- Task details
Extract every line of the material that holds the string "chart".

- Source excerpt

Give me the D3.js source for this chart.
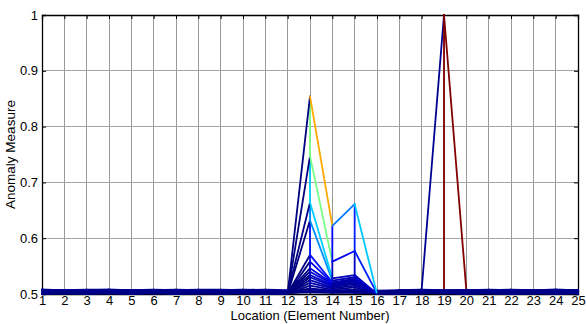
<!DOCTYPE html>
<html>
<head>
<meta charset="utf-8">
<script src="https://cdn.jsdelivr.net/npm/d3@7"></script>
<style>
  html, body { margin: 0; padding: 0; background: #fff; }
  svg { display: block; font-family: "Liberation Sans", Arial, sans-serif; }
</style>
</head>
<body>
<svg id="chart" width="586" height="324"></svg>
<script>
// Element locations along the structure (x axis)
const locations = [1,2,3,4,5,6,7,8,9,10,11,12,13,14,15,16,17,18,19,20,21,22,23,24,25];
const xTickLabels = ["1","2","3","4","5","6","7","8","9","10","11","12","13","14","15","16","17","18","19","20","21","22","23","24","25"];
const yTicks = [0.5, 0.6, 0.7, 0.8, 0.9, 1];
const yTickLabels = ["0.5", "0.6", "0.7", "0.8", "0.9", "1"];

// Anomaly measure per location, one array per time step (mesh rows, in order)
const step01 = [0.506,0.505,0.506,0.505,0.506,0.505,0.506,0.505,0.506,0.505,0.506,0.505,0.505,0.504,0.505,0.504,0.505,0.508,1.000,0.507,0.505,0.506,0.505,0.506,0.505];
const step02 = [0.503,0.502,0.503,0.503,0.502,0.503,0.502,0.503,0.503,0.502,0.503,0.502,0.503,0.502,0.503,0.502,0.503,0.502,0.504,0.502,0.503,0.502,0.503,0.502,0.503];
const step03 = [0.508,0.507,0.508,0.508,0.507,0.508,0.507,0.508,0.508,0.507,0.508,0.507,0.508,0.506,0.507,0.506,0.507,0.507,0.506,0.506,0.507,0.508,0.507,0.508,0.507];
const step04 = [0.500,0.501,0.500,0.501,0.500,0.501,0.500,0.501,0.500,0.501,0.500,0.501,0.505,0.503,0.502,0.501,0.500,0.501,0.502,0.500,0.501,0.500,0.501,0.500,0.501];
const step05 = [0.505,0.506,0.505,0.506,0.505,0.506,0.505,0.506,0.505,0.506,0.505,0.502,0.510,0.506,0.508,0.501,0.505,0.506,0.505,0.506,0.505,0.506,0.505,0.506,0.505];
const step06 = [0.502,0.501,0.502,0.501,0.502,0.501,0.502,0.501,0.502,0.501,0.502,0.501,0.515,0.508,0.512,0.500,0.502,0.501,0.502,0.501,0.502,0.501,0.502,0.501,0.502];
const step07 = [0.507,0.506,0.507,0.507,0.506,0.507,0.506,0.507,0.507,0.506,0.507,0.502,0.520,0.510,0.515,0.501,0.506,0.507,0.506,0.507,0.506,0.507,0.506,0.507,0.506];
const step08 = [0.504,0.504,0.503,0.504,0.504,0.503,0.504,0.504,0.503,0.504,0.504,0.501,0.525,0.512,0.518,0.500,0.504,0.503,0.504,0.504,0.503,0.504,0.504,0.503,0.504];
const step09 = [0.501,0.502,0.501,0.502,0.501,0.502,0.501,0.502,0.501,0.502,0.501,0.500,0.530,0.514,0.520,0.501,0.501,0.502,0.501,0.502,0.501,0.502,0.501,0.502,0.501];
const step10 = [0.506,0.507,0.506,0.507,0.506,0.507,0.506,0.507,0.506,0.507,0.506,0.502,0.534,0.516,0.522,0.500,0.506,0.507,0.506,0.507,0.506,0.507,0.506,0.507,0.506];
const step11 = [0.503,0.503,0.504,0.503,0.503,0.504,0.503,0.503,0.504,0.503,0.503,0.501,0.540,0.518,0.523,0.501,0.503,0.504,0.503,0.503,0.504,0.503,0.503,0.504,0.503];
const step12 = [0.508,0.507,0.507,0.508,0.507,0.507,0.508,0.507,0.507,0.508,0.507,0.502,0.546,0.519,0.524,0.500,0.507,0.508,0.507,0.507,0.508,0.507,0.507,0.508,0.507];
const step13 = [0.502,0.503,0.502,0.503,0.502,0.503,0.502,0.503,0.502,0.503,0.502,0.500,0.558,0.520,0.525,0.501,0.502,0.503,0.502,0.503,0.502,0.503,0.502,0.503,0.502];
const step14 = [0.505,0.505,0.506,0.505,0.505,0.506,0.505,0.505,0.506,0.505,0.505,0.501,0.570,0.521,0.527,0.500,0.505,0.506,0.505,0.505,0.506,0.505,0.505,0.506,0.505];
const step15 = [0.501,0.501,0.502,0.501,0.501,0.502,0.501,0.501,0.502,0.501,0.501,0.500,0.632,0.524,0.530,0.501,0.501,0.502,0.501,0.501,0.502,0.501,0.501,0.502,0.501];
const step16 = [0.507,0.506,0.506,0.507,0.506,0.506,0.507,0.506,0.506,0.507,0.506,0.501,0.664,0.528,0.534,0.500,0.506,0.507,0.506,0.506,0.507,0.506,0.506,0.507,0.506];
const step17 = [0.504,0.503,0.504,0.504,0.503,0.504,0.504,0.503,0.504,0.504,0.503,0.500,0.747,0.558,0.577,0.501,0.504,0.503,0.504,0.504,0.503,0.504,0.504,0.503,0.504];
const step18 = [0.502,0.502,0.503,0.502,0.502,0.503,0.502,0.502,0.503,0.502,0.502,0.501,0.854,0.622,0.661,0.500,0.502,0.503,0.502,0.502,0.503,0.502,0.502,0.503,0.502];

const steps = [step01, step02, step03, step04, step05, step06, step07, step08, step09,
               step10, step11, step12, step13, step14, step15, step16, step17, step18];

const svg = d3.select("#chart");
const W = 586, H = 324;
const plot = { left: 42, right: 578, top: 15, bottom: 294 };

const x = d3.scaleLinear().domain([1, 25]).range([plot.left, plot.right]);
const y = d3.scaleLinear().domain([0.5, 1]).range([plot.bottom, plot.top]);

// jet colormap over the value range of the axis
function jet(v) {
  const t = Math.max(0, Math.min(1, (v - 0.5) / 0.5));
  const c = k => Math.round(255 * Math.max(0, Math.min(1, k)));
  const r = c(Math.min(4 * t - 1.5, -4 * t + 4.5));
  const g = c(Math.min(4 * t - 0.5, -4 * t + 3.5));
  const b = c(Math.min(4 * t + 0.5, -4 * t + 2.5));
  return `rgb(${r},${g},${b})`;
}

svg.append("rect").attr("width", W).attr("height", H).attr("fill", "#fff");

// grid
const grid = svg.append("g");
grid.selectAll("line.vx").data(locations.slice(1, -1)).join("line")
  .attr("x1", d => x(d)).attr("x2", d => x(d))
  .attr("y1", plot.top).attr("y2", plot.bottom)
  .attr("stroke", "#999").attr("stroke-width", 1).attr("shape-rendering", "crispEdges");
grid.selectAll("line.hy").data(yTicks.slice(1, -1)).join("line")
  .attr("x1", plot.left).attr("x2", plot.right)
  .attr("y1", d => y(d)).attr("y2", d => y(d))
  .attr("stroke", "#a4a4a4").attr("stroke-width", 1).attr("shape-rendering", "crispEdges");

// axes box with inward ticks on every side
const tickLen = 4;
const axTop = svg.append("g").attr("transform", `translate(0,${plot.top})`)
  .call(d3.axisTop(x).tickValues(locations).tickSize(-tickLen).tickFormat(""));
const axRight = svg.append("g").attr("transform", `translate(${plot.right},0)`)
  .call(d3.axisRight(y).tickValues(yTicks).tickSize(-tickLen).tickFormat(""));
const axLeft = svg.append("g").attr("transform", `translate(${plot.left},0)`)
  .call(d3.axisLeft(y).tickValues(yTicks).tickSize(-tickLen).tickPadding(4)
    .tickFormat((d, i) => yTickLabels[i]));
const axBottom = svg.append("g").attr("transform", `translate(0,${plot.bottom})`)
  .call(d3.axisBottom(x).tickValues(locations).tickSize(-tickLen).tickPadding(2)
    .tickFormat((d, i) => xTickLabels[i]));

[axTop, axRight, axLeft, axBottom].forEach(g => {
  g.selectAll(".domain").attr("stroke", "#000").attr("stroke-width", 1.3);
  g.selectAll(".tick line").attr("stroke", "#000").attr("stroke-width", 1);
  g.selectAll("text").attr("fill", "#000").attr("font-size", 13)
    .attr("font-family", "'Liberation Sans', Arial, sans-serif");
});
axBottom.selectAll("text").attr("dy", "0.71em");

// mesh edges: along location within each step, and across steps at each location
const segs = [];
steps.forEach((row, r) => {
  for (let i = 0; i < row.length - 1; i++) {
    segs.push({ x1: locations[i], v1: row[i], x2: locations[i + 1], v2: row[i + 1], c: row[i] });
  }
  const next = steps[r + 1];
  if (next) {
    for (let i = 0; i < row.length; i++) {
      if (row[i] !== next[i]) {
        segs.push({ x1: locations[i], v1: row[i], x2: locations[i], v2: next[i], c: row[i] });
      }
    }
  }
});

svg.append("g").selectAll("line").data(segs).join("line")
  .attr("x1", d => x(d.x1)).attr("y1", d => y(d.v1))
  .attr("x2", d => x(d.x2)).attr("y2", d => y(d.v2))
  .attr("stroke", d => jet(d.c))
  .attr("stroke-width", 1.8)
  .attr("stroke-linecap", "round");

// axis titles
svg.append("text")
  .attr("x", (plot.left + plot.right) / 2).attr("y", 320)
  .attr("text-anchor", "middle").attr("font-size", 13)
  .text("Location (Element Number)");
svg.append("text")
  .attr("transform", `translate(15,${(plot.top + plot.bottom) / 2}) rotate(-90)`)
  .attr("text-anchor", "middle").attr("font-size", 13.5)
  .text("Anomaly Measure");
</script>
</body>
</html>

- Task response
Give me the D3.js source for this chart.
<svg id="chart" width="586" height="324"></svg>
const svg = d3.select("#chart");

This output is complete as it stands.